BTW I actually do think minimum description length is something we'll have to contend with long term. It's just too useful as an inductive bias. (Eliminating redundancies in your cognition seems like a basic thing an AGI will need to do to stay competitive.) But I'm unconvinced SGD possesses the minimum description length inductive bias. Especially if e.g. the flat minima story is the one that's true (as opposed to e.g. the lottery ticket story).

Also, I'm less confident that what I wrote above applies to RNNs.

I'm confused by this. As I see it, the consequence of that result is that as you move to larger datasets,

holding model size fixed, the impact of inductive biases will decrease. This is consistent with double descent, where as you have larger and larger datasets, you get into the underparameterized regime, which follows the normal story of more data = better.As you increase the size of your models, holding dataset size fixed, the impact of inductive biases should

increase, since you need more information to pick out the right model, but the data provides exactly the same amount of information. And that's consistent with what happens in the overparameterized regime.On its face, this statement seems implausible to me. Are you saying, for instance, that the model of a dog that a human has in their head should be simpler than the model of a dog that an image classifier has?

I just edited the last sentence to be clearer in terms of what I actually mean by it.

What double descent definitely says is that for a fixed dataset, larger models with zero training error are simpler than smaller models with zero training error.

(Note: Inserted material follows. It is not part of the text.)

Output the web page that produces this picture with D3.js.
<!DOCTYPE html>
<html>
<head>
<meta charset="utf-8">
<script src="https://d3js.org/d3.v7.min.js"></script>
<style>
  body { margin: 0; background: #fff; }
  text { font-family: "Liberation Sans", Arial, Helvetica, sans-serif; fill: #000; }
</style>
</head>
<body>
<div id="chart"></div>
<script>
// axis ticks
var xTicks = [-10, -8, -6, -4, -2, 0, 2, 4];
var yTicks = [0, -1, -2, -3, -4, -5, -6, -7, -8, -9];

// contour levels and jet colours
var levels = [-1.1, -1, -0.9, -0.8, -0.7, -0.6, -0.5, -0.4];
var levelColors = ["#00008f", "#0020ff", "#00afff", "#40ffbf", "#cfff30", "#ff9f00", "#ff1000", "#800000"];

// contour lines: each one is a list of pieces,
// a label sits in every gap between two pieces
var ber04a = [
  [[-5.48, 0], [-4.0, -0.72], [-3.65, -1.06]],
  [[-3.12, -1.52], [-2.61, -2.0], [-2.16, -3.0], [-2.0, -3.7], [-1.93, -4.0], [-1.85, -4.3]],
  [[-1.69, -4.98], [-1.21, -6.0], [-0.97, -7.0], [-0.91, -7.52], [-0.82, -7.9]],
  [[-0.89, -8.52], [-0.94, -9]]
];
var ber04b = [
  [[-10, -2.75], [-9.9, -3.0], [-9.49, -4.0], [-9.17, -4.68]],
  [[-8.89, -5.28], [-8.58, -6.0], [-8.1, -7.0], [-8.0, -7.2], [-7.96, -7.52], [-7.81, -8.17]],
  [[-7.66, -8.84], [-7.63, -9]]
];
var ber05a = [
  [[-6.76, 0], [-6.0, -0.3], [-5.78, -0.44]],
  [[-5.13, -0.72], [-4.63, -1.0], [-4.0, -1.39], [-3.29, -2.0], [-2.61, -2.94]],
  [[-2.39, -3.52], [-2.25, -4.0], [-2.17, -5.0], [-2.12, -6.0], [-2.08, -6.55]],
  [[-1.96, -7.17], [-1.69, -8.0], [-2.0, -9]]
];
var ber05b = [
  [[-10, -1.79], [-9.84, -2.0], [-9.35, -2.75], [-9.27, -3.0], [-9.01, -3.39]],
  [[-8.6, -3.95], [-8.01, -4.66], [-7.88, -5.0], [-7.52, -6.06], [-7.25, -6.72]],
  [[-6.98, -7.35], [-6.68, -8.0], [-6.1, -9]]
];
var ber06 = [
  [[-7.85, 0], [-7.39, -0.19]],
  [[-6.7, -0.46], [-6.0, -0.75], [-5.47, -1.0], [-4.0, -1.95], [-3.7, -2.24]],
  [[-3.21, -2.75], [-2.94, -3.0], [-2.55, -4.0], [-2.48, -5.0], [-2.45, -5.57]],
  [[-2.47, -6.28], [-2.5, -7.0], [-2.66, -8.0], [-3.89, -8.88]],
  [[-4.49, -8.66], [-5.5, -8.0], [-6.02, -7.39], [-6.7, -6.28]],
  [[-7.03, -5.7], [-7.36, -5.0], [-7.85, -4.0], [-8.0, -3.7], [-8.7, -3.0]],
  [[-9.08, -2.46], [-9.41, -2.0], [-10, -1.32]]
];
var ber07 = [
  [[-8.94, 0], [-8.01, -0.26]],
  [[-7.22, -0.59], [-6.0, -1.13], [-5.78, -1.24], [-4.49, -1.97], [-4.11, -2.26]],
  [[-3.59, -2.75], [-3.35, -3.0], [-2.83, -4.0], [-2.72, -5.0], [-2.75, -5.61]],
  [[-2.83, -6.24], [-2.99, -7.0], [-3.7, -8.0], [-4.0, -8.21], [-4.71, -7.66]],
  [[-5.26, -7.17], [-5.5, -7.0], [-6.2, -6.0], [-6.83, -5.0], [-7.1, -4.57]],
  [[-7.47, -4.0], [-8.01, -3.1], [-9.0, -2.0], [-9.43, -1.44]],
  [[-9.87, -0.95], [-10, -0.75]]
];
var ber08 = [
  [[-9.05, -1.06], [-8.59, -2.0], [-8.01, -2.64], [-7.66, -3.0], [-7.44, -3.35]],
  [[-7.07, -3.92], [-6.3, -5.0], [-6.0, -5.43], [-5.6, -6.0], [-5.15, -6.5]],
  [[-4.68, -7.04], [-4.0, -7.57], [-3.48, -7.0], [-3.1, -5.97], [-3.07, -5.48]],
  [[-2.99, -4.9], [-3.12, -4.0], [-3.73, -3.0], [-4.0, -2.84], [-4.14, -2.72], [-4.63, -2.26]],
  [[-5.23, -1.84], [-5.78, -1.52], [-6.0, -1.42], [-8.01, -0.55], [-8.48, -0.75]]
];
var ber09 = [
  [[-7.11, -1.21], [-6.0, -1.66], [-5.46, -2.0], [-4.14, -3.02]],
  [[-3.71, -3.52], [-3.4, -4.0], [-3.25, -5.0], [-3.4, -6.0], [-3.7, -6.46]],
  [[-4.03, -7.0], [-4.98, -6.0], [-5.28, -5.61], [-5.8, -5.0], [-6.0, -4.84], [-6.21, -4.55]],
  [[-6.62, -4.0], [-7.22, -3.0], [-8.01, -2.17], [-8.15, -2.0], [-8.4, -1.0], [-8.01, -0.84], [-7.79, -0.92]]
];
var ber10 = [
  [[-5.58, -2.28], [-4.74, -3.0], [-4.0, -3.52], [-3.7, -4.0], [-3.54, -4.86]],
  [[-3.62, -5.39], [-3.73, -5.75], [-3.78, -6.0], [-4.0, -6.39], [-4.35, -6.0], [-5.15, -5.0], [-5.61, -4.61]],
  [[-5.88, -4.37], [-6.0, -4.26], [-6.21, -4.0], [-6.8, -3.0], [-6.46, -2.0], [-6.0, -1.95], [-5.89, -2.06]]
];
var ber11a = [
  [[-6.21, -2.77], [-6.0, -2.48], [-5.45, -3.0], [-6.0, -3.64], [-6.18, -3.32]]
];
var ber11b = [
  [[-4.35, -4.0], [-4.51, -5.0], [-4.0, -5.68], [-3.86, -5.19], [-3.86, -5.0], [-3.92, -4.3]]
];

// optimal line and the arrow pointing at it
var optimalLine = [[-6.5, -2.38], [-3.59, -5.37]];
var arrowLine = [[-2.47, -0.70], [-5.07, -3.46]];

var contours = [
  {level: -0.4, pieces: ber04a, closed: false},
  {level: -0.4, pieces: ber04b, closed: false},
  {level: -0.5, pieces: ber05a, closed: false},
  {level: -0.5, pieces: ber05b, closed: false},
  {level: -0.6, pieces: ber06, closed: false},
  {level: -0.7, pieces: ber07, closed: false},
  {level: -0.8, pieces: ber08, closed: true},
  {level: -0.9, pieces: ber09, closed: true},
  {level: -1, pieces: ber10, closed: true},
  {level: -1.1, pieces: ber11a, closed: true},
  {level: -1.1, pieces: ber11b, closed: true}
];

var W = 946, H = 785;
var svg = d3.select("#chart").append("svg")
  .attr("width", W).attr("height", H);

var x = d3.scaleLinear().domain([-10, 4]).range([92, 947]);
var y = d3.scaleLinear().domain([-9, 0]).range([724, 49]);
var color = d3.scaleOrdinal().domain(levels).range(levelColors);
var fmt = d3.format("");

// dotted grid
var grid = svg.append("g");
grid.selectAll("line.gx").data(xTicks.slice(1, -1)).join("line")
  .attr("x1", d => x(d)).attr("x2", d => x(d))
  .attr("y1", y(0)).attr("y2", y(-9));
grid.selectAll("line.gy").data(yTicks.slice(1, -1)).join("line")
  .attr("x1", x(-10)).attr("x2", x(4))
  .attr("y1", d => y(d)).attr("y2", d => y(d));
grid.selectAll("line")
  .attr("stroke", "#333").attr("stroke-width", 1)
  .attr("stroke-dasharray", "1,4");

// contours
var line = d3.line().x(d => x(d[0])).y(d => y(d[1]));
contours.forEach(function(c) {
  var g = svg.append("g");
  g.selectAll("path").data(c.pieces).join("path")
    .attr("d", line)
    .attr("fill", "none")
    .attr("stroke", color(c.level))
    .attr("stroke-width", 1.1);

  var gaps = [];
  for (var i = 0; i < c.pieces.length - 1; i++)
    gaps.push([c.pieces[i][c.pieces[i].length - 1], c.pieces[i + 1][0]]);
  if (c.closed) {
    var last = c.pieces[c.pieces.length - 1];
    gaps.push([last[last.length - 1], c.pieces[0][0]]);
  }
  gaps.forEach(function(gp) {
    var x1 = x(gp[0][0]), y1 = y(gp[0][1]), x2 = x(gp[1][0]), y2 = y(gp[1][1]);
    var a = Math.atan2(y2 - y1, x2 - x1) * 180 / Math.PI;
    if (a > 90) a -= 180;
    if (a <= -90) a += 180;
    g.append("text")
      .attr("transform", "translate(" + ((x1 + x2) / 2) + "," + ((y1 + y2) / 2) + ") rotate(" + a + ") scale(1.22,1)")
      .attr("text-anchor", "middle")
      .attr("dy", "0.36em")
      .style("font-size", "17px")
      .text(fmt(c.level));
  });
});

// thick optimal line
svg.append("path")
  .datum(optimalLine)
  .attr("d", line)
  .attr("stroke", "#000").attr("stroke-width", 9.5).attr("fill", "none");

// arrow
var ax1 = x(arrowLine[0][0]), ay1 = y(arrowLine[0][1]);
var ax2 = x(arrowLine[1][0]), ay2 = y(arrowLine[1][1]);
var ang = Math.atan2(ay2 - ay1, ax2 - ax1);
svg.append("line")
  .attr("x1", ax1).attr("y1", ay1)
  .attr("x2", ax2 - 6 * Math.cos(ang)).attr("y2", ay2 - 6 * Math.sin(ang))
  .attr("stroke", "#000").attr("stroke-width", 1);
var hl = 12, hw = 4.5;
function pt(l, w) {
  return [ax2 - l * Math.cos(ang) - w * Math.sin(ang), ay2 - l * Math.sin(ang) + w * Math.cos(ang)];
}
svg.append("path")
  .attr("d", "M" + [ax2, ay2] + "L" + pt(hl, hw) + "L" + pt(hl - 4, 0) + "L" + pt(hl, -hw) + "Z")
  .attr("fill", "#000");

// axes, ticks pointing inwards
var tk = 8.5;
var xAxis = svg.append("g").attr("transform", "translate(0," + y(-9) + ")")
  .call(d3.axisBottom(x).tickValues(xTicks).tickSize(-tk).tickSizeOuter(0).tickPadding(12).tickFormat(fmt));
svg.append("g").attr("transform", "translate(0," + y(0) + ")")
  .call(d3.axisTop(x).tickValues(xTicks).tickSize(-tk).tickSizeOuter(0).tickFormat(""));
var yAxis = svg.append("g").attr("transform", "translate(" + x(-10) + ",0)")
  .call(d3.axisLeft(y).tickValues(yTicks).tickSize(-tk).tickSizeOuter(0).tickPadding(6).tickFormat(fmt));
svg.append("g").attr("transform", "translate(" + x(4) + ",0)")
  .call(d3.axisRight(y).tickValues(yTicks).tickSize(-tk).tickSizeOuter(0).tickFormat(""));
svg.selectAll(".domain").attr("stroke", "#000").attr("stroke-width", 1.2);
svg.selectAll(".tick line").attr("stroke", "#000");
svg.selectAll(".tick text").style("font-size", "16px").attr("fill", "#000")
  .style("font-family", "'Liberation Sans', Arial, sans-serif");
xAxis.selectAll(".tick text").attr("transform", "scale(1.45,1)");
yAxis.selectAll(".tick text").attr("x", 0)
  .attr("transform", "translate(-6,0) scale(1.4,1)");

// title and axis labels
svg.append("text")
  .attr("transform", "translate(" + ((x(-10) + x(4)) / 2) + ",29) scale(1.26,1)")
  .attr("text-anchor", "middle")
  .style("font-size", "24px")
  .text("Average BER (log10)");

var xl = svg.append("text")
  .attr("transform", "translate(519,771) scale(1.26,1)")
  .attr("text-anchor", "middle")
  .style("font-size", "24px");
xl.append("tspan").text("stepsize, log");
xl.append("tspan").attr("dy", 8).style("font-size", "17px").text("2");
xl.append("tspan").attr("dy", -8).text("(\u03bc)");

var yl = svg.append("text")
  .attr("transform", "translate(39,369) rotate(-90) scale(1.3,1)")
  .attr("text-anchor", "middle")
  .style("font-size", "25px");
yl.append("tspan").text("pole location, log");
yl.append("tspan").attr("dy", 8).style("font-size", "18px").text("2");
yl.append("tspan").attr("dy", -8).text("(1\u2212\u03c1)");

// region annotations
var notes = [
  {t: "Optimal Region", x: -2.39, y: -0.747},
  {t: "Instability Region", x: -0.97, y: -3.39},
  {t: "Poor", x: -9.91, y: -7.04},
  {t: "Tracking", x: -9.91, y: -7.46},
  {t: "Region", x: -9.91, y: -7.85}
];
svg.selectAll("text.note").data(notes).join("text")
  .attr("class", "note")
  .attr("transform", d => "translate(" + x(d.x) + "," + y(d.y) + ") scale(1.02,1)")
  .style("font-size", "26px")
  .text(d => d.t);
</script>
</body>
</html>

I think it does say somewhat more than that also, which is that larger models do have a real tendency towards being better at finding simpler models in general. That being said, the dataset on which the concept of a dog in your head was trained on is presumably way larger than that of any ML model, so even if your brain is really good at implementing Occam's razor and finding simple models, your model is still probably going to be more complicated.